A review by tuhmeeyur
Brave New World by Aldous Huxley

4.25

wow. i'll start by critiquing this book because i have a lot of praise. i had to put aside the blatant racism underlying a lot of this story as well as some sexist undertones and a possible argument for eugenics. but, quotes like "ending is better than mending" and "was and will make me ill, i take a  gramme and only am" are buzzing around my brain and i can viscerally feel just how programable the human mind is. this book is sickening and creepy in its realism. so tapped in to human nature and the direction totalitarian government seems to be moving closer and closer toward. while reading 1984, already knowing i'd read this book, but not having any clue how the dystopian societies would differ, i remember (thinking specifically of sex) how our society today does the opposite of what orwell's did. where the party made sex this disgusting thing, this sterile duty performed only to produce children, i thought to myself how, actually, sex for pleasure can be liberating, or it can be another form of slavery. and i think today we lean towards the latter. 

huxley did a brilliant job of showing the effects of the opposite--a world where sex for pleasure is the duty to society, people must stay placated, docile, 'happy' at all times, and that is the only goal. you can't even get married and have children if you wanted to. instead, that is what they are conditioned to see as disgusting. mother and father, husband and wife, even lover as the dirtiest words. the use of unnecessary labor and drugs to keep the people subdued is also extremely relevant with today's opioid crisis, rampant high-functioning alcoholism, the building of smoke shops on every corner, the epidemic of the side hustle and/or second job just to get by. if we have the technology, why can't we feed and house everyone? because a society of alphas will never exist peacefully. at least that is what the current controllers seem to believe. 

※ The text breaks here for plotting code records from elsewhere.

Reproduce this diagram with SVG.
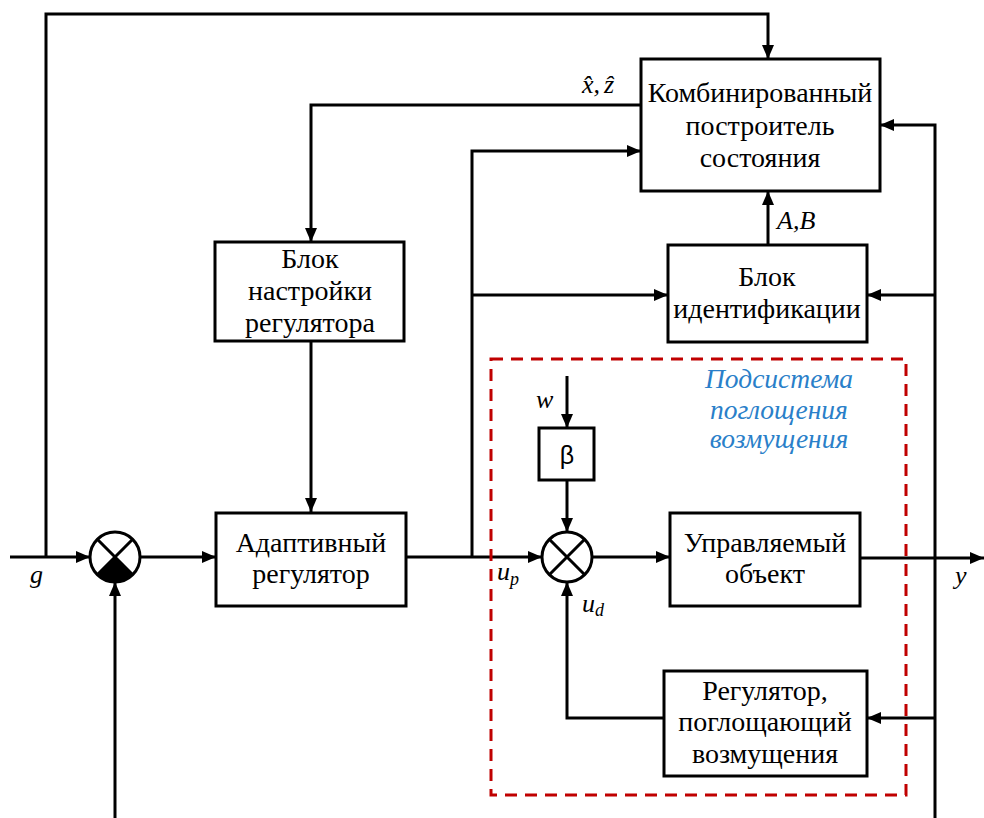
<svg xmlns="http://www.w3.org/2000/svg" width="984" height="818" viewBox="0 0 984 818">
<defs>
<marker id="arr" viewBox="0 0 14 12" refX="14" refY="6" markerWidth="14" markerHeight="12" markerUnits="userSpaceOnUse" orient="auto">
<path d="M0,0 L14,6 L0,12 z" fill="#000"/>
</marker>
<style>
.box{fill:#fff;stroke:#000;stroke-width:3}
.ln{fill:none;stroke:#000;stroke-width:3}
text{font-family:'Liberation Serif','Tinos','DejaVu Serif',serif}
.t{font-size:28px;fill:#000;text-anchor:middle}
.i{font-size:26px;font-style:italic;fill:#000}
.blue{font-size:27.5px;font-style:italic;fill:#2a7fc9;text-anchor:middle}
</style>
</defs>
<rect width="984" height="818" fill="#fff"/>

<g id="connectors">
<polyline class="ln" points="46,557 46,14 768,14 768,59" marker-end="url(#arr)"/>
<polyline class="ln" points="641,105 311,105 311,242" marker-end="url(#arr)"/>
<polyline class="ln" points="472,557 472,151 641,151" marker-end="url(#arr)"/>
<line class="ln" x1="472" y1="295" x2="668" y2="295" marker-end="url(#arr)"/>
<line class="ln" x1="768" y1="244" x2="768" y2="191" marker-end="url(#arr)"/>
<polyline class="ln" points="935,818 935,125 880,125" marker-end="url(#arr)"/>
<line class="ln" x1="935" y1="295" x2="867" y2="295" marker-end="url(#arr)"/>
<line class="ln" x1="935" y1="718" x2="867" y2="718" marker-end="url(#arr)"/>
<line class="ln" x1="311" y1="341" x2="311" y2="512" marker-end="url(#arr)"/>
<line class="ln" x1="10" y1="557" x2="90" y2="557" marker-end="url(#arr)"/>
<line class="ln" x1="140" y1="557" x2="216" y2="557" marker-end="url(#arr)"/>
<line class="ln" x1="115" y1="818" x2="115" y2="582" marker-end="url(#arr)"/>
<line class="ln" x1="406" y1="557" x2="542" y2="557" marker-end="url(#arr)"/>
<line class="ln" x1="592" y1="557" x2="670" y2="557" marker-end="url(#arr)"/>
<line class="ln" x1="860" y1="558" x2="984" y2="558" marker-end="url(#arr)"/>
<line class="ln" x1="567" y1="376" x2="567" y2="428" marker-end="url(#arr)"/>
<line class="ln" x1="567" y1="480" x2="567" y2="532" marker-end="url(#arr)"/>
<polyline class="ln" points="664,718 567,718 567,582" marker-end="url(#arr)"/>
</g>

<g id="subsystem">
<rect x="491" y="359" width="415" height="436" fill="none" stroke="#c00000" stroke-width="3" stroke-dasharray="12 8"/>
<text class="blue" x="779" y="388">Подсистема</text>
<text class="blue" x="779" y="419">поглощения</text>
<text class="blue" x="779" y="448">возмущения</text>
</g>

<g id="observer">
<rect class="box" x="641" y="59" width="239" height="132"/>
<text class="t" x="760" y="102">Комбинированный</text>
<text class="t" x="760" y="135">построитель</text>
<text class="t" x="760" y="167">состояния</text>
</g>

<g id="ident">
<rect class="box" x="668" y="245" width="199" height="97"/>
<text class="t" x="767" y="286">Блок</text>
<text class="t" x="767" y="318">идентификации</text>
</g>

<g id="tuning">
<rect class="box" x="215" y="242" width="189" height="99"/>
<text class="t" x="310" y="268">Блок</text>
<text class="t" x="310" y="300">настройки</text>
<text class="t" x="310" y="332">регулятора</text>
</g>

<g id="adaptive">
<rect class="box" x="216" y="513" width="190" height="93"/>
<text class="t" x="311" y="552">Адаптивный</text>
<text class="t" x="311" y="583">регулятор</text>
</g>

<g id="plant">
<rect class="box" x="670" y="513" width="190" height="93"/>
<text class="t" x="765" y="552">Управляемый</text>
<text class="t" x="765" y="583">объект</text>
</g>

<g id="dist-reg">
<rect class="box" x="664" y="671" width="203" height="105"/>
<text class="t" x="765" y="700">Регулятор,</text>
<text class="t" x="765" y="731">поглощающий</text>
<text class="t" x="765" y="763">возмущения</text>
</g>

<g id="beta">
<rect class="box" x="539" y="428" width="55" height="52"/>
<text x="567" y="464" style="font-family:'Liberation Sans',Arial,sans-serif" font-size="25" text-anchor="middle">β</text>
</g>

<g id="sum1">
<circle cx="115" cy="557" r="25" fill="#fff" stroke="#000" stroke-width="3"/>
<path d="M115,557 L97.3,574.7 A25,25 0 0 0 132.7,574.7 Z" fill="#000"/>
<path d="M97.3,539.3 L132.7,574.7 M132.7,539.3 L97.3,574.7" stroke="#000" stroke-width="3"/>
</g>

<g id="sum2">
<circle cx="567" cy="557" r="25" fill="#fff" stroke="#000" stroke-width="3"/>
<path d="M549.3,539.3 L584.7,574.7 M584.7,539.3 L549.3,574.7" stroke="#000" stroke-width="3"/>
</g>

<g id="labels">
<text class="i" x="582" y="93">x&#770;,<tspan dx="4">z&#770;</tspan></text>
<text class="i" x="777" y="229">A,B</text>
<text class="i" x="30" y="583">g</text>
<text class="i" x="497" y="580">u<tspan font-size="18" dy="5">p</tspan></text>
<text class="i" x="582" y="612">u<tspan font-size="18" dy="4">d</tspan></text>
<text class="i" x="955" y="584">y</text>
<text class="i" x="536" y="408">w</text>
</g>
</svg>
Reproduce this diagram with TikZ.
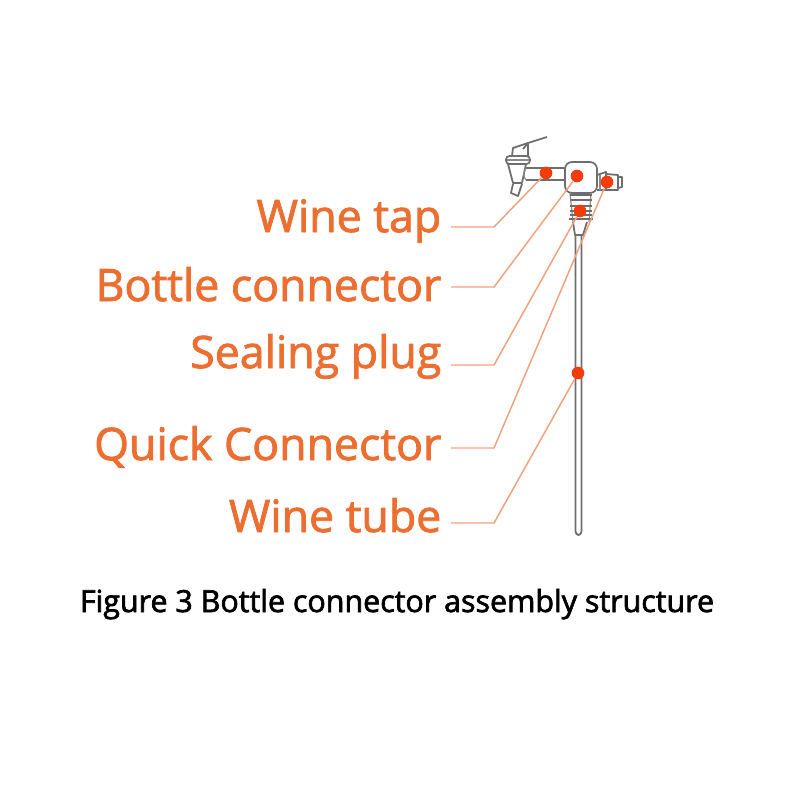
\documentclass[tikz,border=0pt]{standalone}
\usepackage{fontspec}
\setmainfont{Open Sans}
\newfontfamily\labelfont[FakeBold=1.9]{Open Sans}
\newfontfamily\captionfont[FakeBold=2.2]{Open Sans}
\definecolor{labelorange}{HTML}{EC6E30}
\definecolor{leadorange}{HTML}{EFA27E}
\definecolor{dotred}{HTML}{F23C0C}
\definecolor{partgray}{HTML}{6E6E6E}
\tikzset{
  partlabel/.style={anchor=base east,inner sep=0pt,text=labelorange,font=\labelfont\fontsize{12.7}{16}\selectfont},
  captiontext/.style={anchor=base,inner sep=0pt,text=black,font=\captionfont\fontsize{8.65}{11}\selectfont},
  reddot/.style={circle,fill=dotred,draw=none,minimum size=3.6pt,inner sep=0pt},
  leadline/.style={draw=leadorange,line width=0.42pt},
  partline/.style={draw=partgray,line width=0.5pt,line join=round},
  thinpart/.style={draw=partgray!80,line width=0.35pt,line join=round}
}
\begin{document}
\begin{tikzpicture}[x=0.01cm,y=-0.01cm]
\useasboundingbox (0,0) rectangle (800,800);
% ---- tap, pipes, body ----
\draw[partline] (512,156) -- (513,148) -- (528,143) -- (547,137);
\draw[partline] (523,149) -- (528,143) -- (528,156);
\draw[partline,rounded corners=1pt] (506,156) rectangle (530,164);
\draw[thinpart] (507,160) -- (529,160);
\draw[partline] (508,164) -- (513,183) -- (522,183) -- (526,164);
\draw[partline] (513,184) -- (511,193) -- (518,196) -- (522,184);
\draw[partline] (526,168) -- (565,168) (526,180) -- (565,180);
\draw[thinpart] (526,168) .. controls (523,172) and (523,176) .. (526,180);
\draw[partline,rounded corners=2pt] (565,162) rectangle (597,193);
\draw[partline] (597,175) -- (606,172) -- (606,190) -- (597,190);
\draw[partline] (606,174) -- (618,175) -- (618,190) -- (606,190);
\draw[partline] (618,177) -- (622,177) -- (622,187) -- (618,188);
\draw[thinpart] (600,175) -- (600,190);
% ---- plug threads ----
\draw[thinpart] (570,193) -- (573,222) (591,193) -- (589,222);
\foreach \y/\w in {195/11,200/11,206/11,211/11,215/11,219/12}{
  \draw[partline] ({581-\w},\y) -- ({581+\w},\y);
}
% ---- quick connector and tube ----
\draw[partline] (573,222) -- (575,235) -- (583,235) -- (587,222);
\draw[partline,rounded corners=1pt] (575.5,235) -- (575.5,535) -- (581.5,535) -- (581.5,235);
% ---- red points ----
\node[reddot] (tapdot) at (546,173) {};
\node[reddot] (bottledot) at (577,176) {};
\node[reddot] (plugdot) at (580,211) {};
\node[reddot] (quickdot) at (607,182) {};
\node[reddot] (tubedot) at (578,373) {};
% ---- labels ----
\node[partlabel] (taplabel) at (442,232) {Wine tap};
\node[partlabel] (bottlelabel) at (442,301) {Bottle connector};
\node[partlabel] (pluglabel) at (442,368) {Sealing plug};
\node[partlabel] (quicklabel) at (442,460) {Quick Connector};
\node[partlabel] (tubelabel) at (442,532) {Wine tube};
\node[captiontext] (captionlabel) at (397,612) {Figure 3 Bottle connector assembly structure};
% ---- leader lines ----
\coordinate (tapstart) at (451,227);
\coordinate (bottlestart) at (451,287);
\coordinate (plugstart) at (451,365);
\coordinate (quickstart) at (451,448);
\coordinate (tubestart) at (451,523);
\draw[leadline] (tapstart) -- ++(43,0) -- (tapdot);
\draw[leadline] (bottlestart) -- ++(43,0) -- (bottledot);
\draw[leadline] (plugstart) -- ++(43,0) -- (plugdot);
\draw[leadline] (quickstart) -- ++(43,0) -- (quickdot);
\draw[leadline] (tubestart) -- ++(43,0) -- (tubedot);
\end{tikzpicture}
\end{document}
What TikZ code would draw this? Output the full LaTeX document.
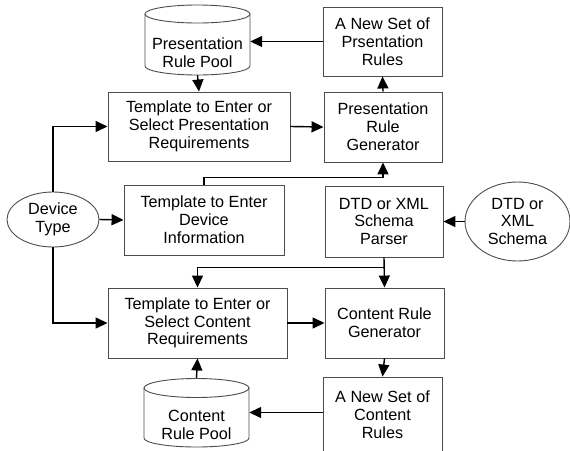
\documentclass[tikz,border=0pt]{standalone}
\usepackage{fontspec}
\setmainfont{Liberation Sans}
\usetikzlibrary{arrows.meta,shapes.geometric}
\begin{document}
\begin{tikzpicture}[x=1pt,y=-1pt,
  font=\fontsize{16.2}{17.8}\selectfont,
  box/.style={draw=black!70, line width=0.9pt, align=center, inner sep=0pt, fill=white},
  oval/.style={ellipse, draw=black!70, line width=0.9pt, align=center, inner sep=0pt},
  arr/.style={-{Triangle[length=12pt,width=11pt]}, line width=1.4pt},
  cyl/.style={draw=black!70, line width=0.9pt},
  tx/.style={align=center, inner sep=0pt}]
\useasboundingbox (0,0) rectangle (570,450);

% cylinders (drawn directly)
\draw[cyl] (145,14) -- (145,66) arc[start angle=180,end angle=0,x radius=52.5,y radius=9] -- (250,14);
\draw[cyl] (197.5,14) ellipse[x radius=52.5,y radius=9];
\node[tx, minimum width=105pt, minimum height=70pt] (pool1) at (197.5,40) {};
\node[tx] (pool1t) at (197.5,53) {Presentation\\Rule Pool};

\draw[cyl] (144,388) -- (144,438) arc[start angle=180,end angle=0,x radius=52.5,y radius=9] -- (249,388);
\draw[cyl] (196.5,388) ellipse[x radius=52.5,y radius=9.5];
\node[tx, minimum width=105pt, minimum height=69pt] (pool2) at (196.5,412.5) {};
\node[tx] (pool2t) at (196.5,425) {Content\\Rule Pool};

% boxes
\node[box, minimum width=182pt, minimum height=69pt] (tpr) at (199,126.5) {Template to Enter or\\Select Presentation\\Requirements};
\node[box, minimum width=119pt, minimum height=69pt] (nsp) at (382.5,41.5) {A New Set of\\Prsentation\\Rules};
\node[box, minimum width=118pt, minimum height=70pt] (prg) at (383,127) {Presentation\\Rule\\Generator};
\node[box, minimum width=160pt, minimum height=70pt] (tdi) at (204,220) {Template to Enter\\Device\\Information};
\node[box, minimum width=118pt, minimum height=71pt] (dtp) at (384,221.5) {DTD or XML\\Schema\\Parser};
\node[box, minimum width=179pt, minimum height=70pt] (tcr) at (197.5,323) {Template to Enter or\\Select Content\\Requirements};
\node[box, minimum width=119pt, minimum height=70pt] (crg) at (384.5,323) {Content Rule\\Generator};
\node[box, minimum width=119pt, minimum height=76pt] (nsc) at (382.5,415) {A New Set of\\Content\\Rules};

% ellipses
\node[oval, minimum width=92pt, minimum height=55pt] (dev) at (53,219.5) {Device\\Type};
\node[oval, minimum width=105pt, minimum height=79pt] (dtd) at (517.5,221.5) {DTD or\\XML\\Schema};

% connectors
\draw[arr] (pool1.south) -- (tpr.north);
\draw[arr] (nsp.west) -- (nsp.west -| pool1.east);
\draw[arr] (prg.north) -- (nsp.south);
\draw[arr] (tpr.east) -- (prg.west);
\draw[arr] (dev.north) |- (tpr.west);
\draw[arr] (dev.south) |- (tcr.west);
\draw[arr] (dev.east) -- (tdi.west);
\coordinate (tdiup) at ([yshift=7pt]tdi.north);
\draw[arr] (tdi.north) -- (tdiup) -| (prg.south);
\draw[arr] (dtd.west) -- (dtp.east);
\draw[arr] (dtp.south) -- (crg.north);
\coordinate (dtpj) at ([yshift=-10pt]dtp.south);
\draw[arr] (dtpj) -| (tcr.north);
\draw[arr] (tcr.east) -- (crg.west);
\draw[arr] (crg.south) -- (nsc.north);
\draw[arr] (nsc.west |- pool2.east) -- (pool2.east);
\draw[arr] (pool2.north) -- (tcr.south);
\end{tikzpicture}
\end{document}
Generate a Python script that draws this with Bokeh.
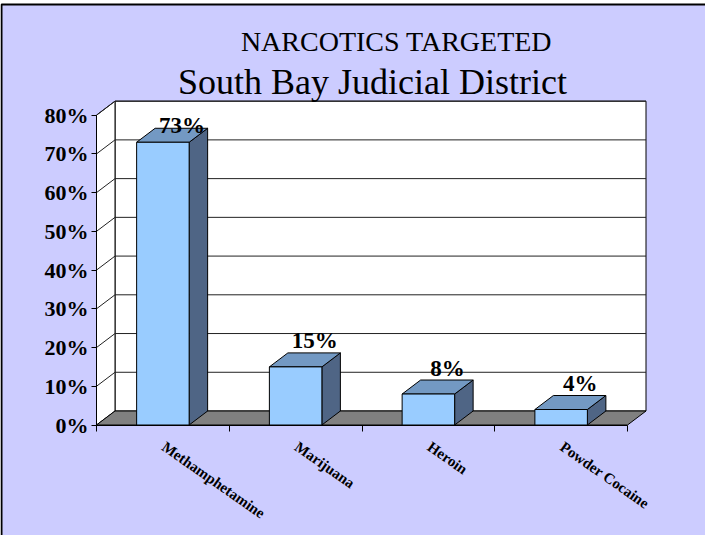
from bokeh.plotting import figure
from bokeh.models import LinearAxis, FixedTicker, NumeralTickFormatter, Range1d
from bokeh.core.properties import value
from bokeh.embed import file_html
from bokeh.resources import INLINE

# ---- data ----
categories = ["Methamphetamine", "Marijuana", "Heroin", "Powder Cocaine"]
shares = [0.73, 0.15, 0.08, 0.04]
share_labels = ["73%", "15%", "8%", "4%"]
y_ticks = [0.0, 0.1, 0.2, 0.3, 0.4, 0.5, 0.6, 0.7, 0.8]
title_lines = ["NARCOTICS TARGETED", "South Bay Judicial District"]

# ---- layout constants (pixels) ----
W, H = 705, 535
PX_X = 132.75      # pixels per category
PX_Y = 387.3       # pixels per 100%
ORIGIN_FX = 96.0   # figure x of the front axis
ORIGIN_FY = 424.5  # figure y (from top) of 0%
DEPTH_X = 18.5 / PX_X
DEPTH_Y = 14.0 / PX_Y
BAR_W = 52.5 / PX_X
YMAX = 0.8
N = len(categories)
SERIF = value("Liberation Serif")

def X(fx):
    return (fx - ORIGIN_FX) / PX_X

def Y(fy):
    return (ORIGIN_FY - fy) / PX_Y

p = figure(width=W, height=H, output_backend="svg", toolbar_location=None,
           x_axis_type=None, y_axis_type=None,
           x_range=Range1d(X(0), X(W)), y_range=Range1d(Y(H), Y(0)),
           min_border=0, min_border_left=0, min_border_right=0,
           min_border_top=0, min_border_bottom=0)
p.outline_line_color = None
p.grid.visible = False
p.background_fill_color = "white"
p.border_fill_color = "white"

LAV = "#CCCCFF"
# outer panel with black border (top/left visible)
p.quad(left=[X(1)], right=[X(W + 40)], top=[Y(4)], bottom=[Y(H + 40)],
       fill_color=LAV, line_color="black", line_width=2)

# back wall
p.quad(left=[DEPTH_X], right=[N + DEPTH_X], bottom=[DEPTH_Y], top=[YMAX + DEPTH_Y],
       fill_color="white", line_color="black", line_width=1)
# side wall
p.patch([0, DEPTH_X, DEPTH_X, 0], [0, DEPTH_Y, YMAX + DEPTH_Y, YMAX],
        fill_color="white", line_color="black", line_width=1)
# gridlines
grid_t = [t for t in y_ticks if t > 0]
p.segment(x0=[DEPTH_X] * len(grid_t), y0=[t + DEPTH_Y for t in grid_t],
          x1=[N + DEPTH_X] * len(grid_t), y1=[t + DEPTH_Y for t in grid_t],
          line_color="#222222", line_width=1)
p.segment(x0=[0] * len(grid_t), y0=grid_t,
          x1=[DEPTH_X] * len(grid_t), y1=[t + DEPTH_Y for t in grid_t],
          line_color="#222222", line_width=1)
# floor
p.patch([0, N, N + DEPTH_X, DEPTH_X], [0, 0, DEPTH_Y, DEPTH_Y],
        fill_color="#808080", line_color="black", line_width=1)

# bars
FRONT, TOP, SIDE = "#99CCFF", "#7399C3", "#4F6585"
for i, h in enumerate(shares):
    x0 = i + 0.5 - BAR_W / 2
    x1 = i + 0.5 + BAR_W / 2
    p.patch([x1, x1 + DEPTH_X, x1 + DEPTH_X, x1], [0, DEPTH_Y, h + DEPTH_Y, h],
            fill_color=SIDE, line_color="black", line_width=1)
    p.patch([x0, x1, x1 + DEPTH_X, x0 + DEPTH_X], [h, h, h + DEPTH_Y, h + DEPTH_Y],
            fill_color=TOP, line_color="black", line_width=1)
    p.quad(left=[x0], right=[x1], bottom=[0], top=[h],
           fill_color=FRONT, line_color="black", line_width=1)

# value labels
lab_x = [i + 0.5 + 0.145 for i in range(N)]
lab_y = [min(h + DEPTH_Y + 12 / PX_Y, YMAX - 0.027) for h in shares]
p.text(x=lab_x, y=lab_y, text=share_labels, text_align="center",
       text_baseline="alphabetic", text_font=SERIF,
       text_font_style="bold", text_font_size="23px", text_color="black")

# category labels (rotated)
p.text(x=[i + 0.5 + 0.04 for i in range(N)], y=[Y(438)] * N, text=categories,
       angle=-0.611, text_align="left", text_baseline="top",
       text_font=SERIF, text_font_style="bold",
       text_font_size="15px", text_color="black")

# title
p.text(x=[X(396)], y=[Y(41)], text=[title_lines[0]], text_align="center",
       text_baseline="alphabetic", text_font=SERIF,
       text_font_size="28px", text_color="black")
p.text(x=[X(372)], y=[Y(81)], text=[title_lines[1]], text_align="center",
       text_baseline="alphabetic", text_font=SERIF,
       text_font_size="36px", text_color="black")

# y axis at the front-left edge
yaxis = LinearAxis(fixed_location=0, bounds=(0, YMAX),
                   ticker=FixedTicker(ticks=y_ticks),
                   formatter=NumeralTickFormatter(format="0%"))
yaxis.axis_line_color = "black"
yaxis.major_tick_line_color = "black"
yaxis.major_tick_out = 5
yaxis.major_tick_in = 0
yaxis.minor_tick_line_color = None
yaxis.major_label_standoff = 3
yaxis.major_label_text_font = "Liberation Serif"
yaxis.major_label_text_font_style = "bold"
yaxis.major_label_text_font_size = "22px"
yaxis.major_label_text_color = "black"
p.add_layout(yaxis, "left")

# x axis (category boundaries) at the front edge
xaxis = LinearAxis(fixed_location=0, bounds=(0, N),
                   ticker=FixedTicker(ticks=list(range(N + 1))))
xaxis.axis_line_color = "black"
xaxis.major_tick_line_color = "black"
xaxis.major_tick_out = 6
xaxis.major_tick_in = 0
xaxis.minor_tick_line_color = None
xaxis.major_label_text_font_size = "0px"
xaxis.major_label_text_alpha = 0
p.add_layout(xaxis, "below")

open("out.html", "w").write(file_html(p, INLINE))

and part of what is so haunting about this novel is that despite the imagery of a thousand identical babies, grown in a lab, being administered electrical shocks to deter them from ever reading books or admiring the beauty of a flower, despite the fact that people are disgusted by the ideas of family, friendship, love, god that are the things we hold dearest to our hearts, despite the totalitarian government hypnotizing tweens in their sleep so they participate in rampant over-consumerism, despite it all, the ending leaves you wondering if the savage really were better off in this brave new world. if art or love or truth or beauty are worth all the pain and suffering in the world, or if we should trade it all in for happiness.